Liputan6.com, Jakarta Komisi Pengawas Persaingan Usaha (KPPU) menyatakan iklim persaingan usaha di Indonesia masih kalah dibandingkan negara lain di kawasan Asia Tenggara. Pasalnya, ‎berdasarkan pemetaan KPPU, indeks persaingan usaha di Indonesia saat ini masih berada di bawah level 0,5.
Ketua KPPU Syarkawi Rauf mengatakan, indeks persaingan usaha menggunakan skala 0-1. Semakin tinggi indeks maka menunjukkan semakin baiknya iklim persaingan usaha di suatu negara.

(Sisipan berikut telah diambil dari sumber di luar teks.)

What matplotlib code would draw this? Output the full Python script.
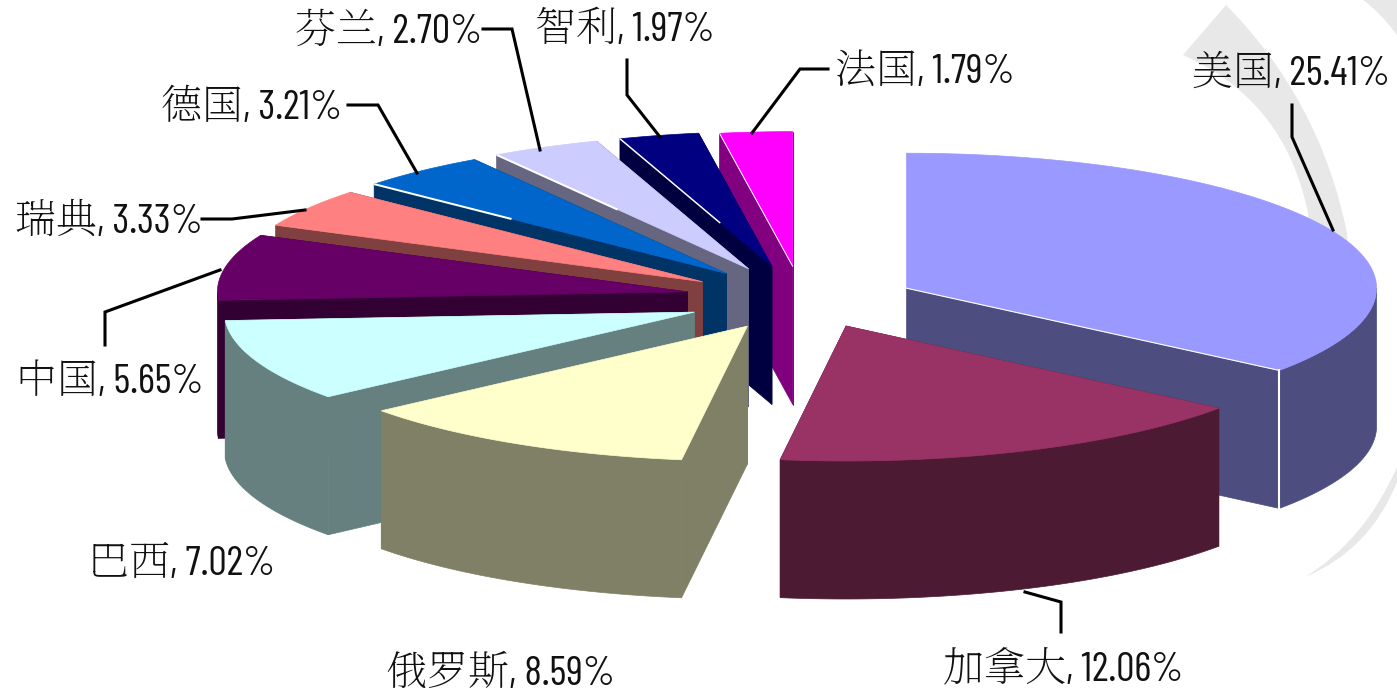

"Kita masih di bawah 0,5 yang artinya masih relatif rendah. Masih kalah dengan banyak negara tetangga yang sudah berada di level 0,6," ujar dia dalam keterangan tertulis di Jakarta, Rabu (10/8/2016).
Advertisement
Syarkawi menjelaskan, ada tiga sektor yang disurvei KPPU dalam indeks ini, yaitu sektor manufaktur, perbankan dan regulasi. Di sektor manufaktur, kata dia, iklim persaingan masih kurang sehat karena pemainnya hanya sedikit.
Selain itu, model bisnis manufaktur di Indonesia rata-rata menerapkan model terintegrasi dari hulu ke hilir. Dengan model terintegrasi itu, maka ada semacam dominasi pasar oleh para pemain besar, itu yang menyebabkan pemain bisnis di sektor ini masih sedikit.

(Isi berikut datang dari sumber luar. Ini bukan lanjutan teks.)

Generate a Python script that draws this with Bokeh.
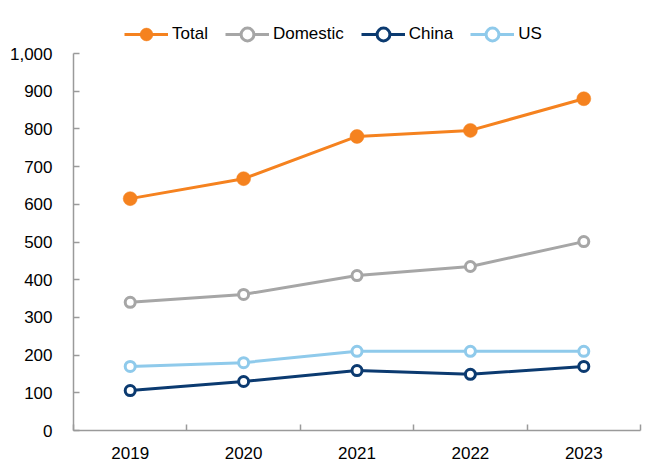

Menurut dia, kondisi ini berbeda dengan yang ada di luar negeri seperti Jepang. Di Negeri Sakura tersebut, para perusahaan manufaktur menjalin kemitraan dengan para produsen kecil untuk mensuplai komponen-komponen mesin.
"Model integrasi bisnis dari hulu ke hilir ini tidak bagus," kata dia.
Untuk persaingan di sektor perbankan, lanjut dia, juga tidak jauh berbeda. Syarkawi mencontohkan, saat ini ada beberapa bank yang menguasai 30 persen-40 persen aset perbankan secara nasional.
Sedangkan dari sisi regulasi, KPPU menyebut masih banyak regulasi yang menghambat adanya persaingan. Salah satu contohnya terjadi pada proses lelang proyek di pemerintah daerah seperti proyek perbaikan jalan.
Syarkawi mengatakan, tidak sedikit pemerintah daerah yang mewajibkan kontraktor untuk memiliki asphalt mixing plant atau alat pencampur aspal jika mau mengikuti tender. Dan yang menjadi permasalahan, alat tersebut biasanya hanya dimiliki oleh kontraktor besar.
"Sehingga, yang dapat proyek ya kelompok yang itu-itu saja," tandas dia.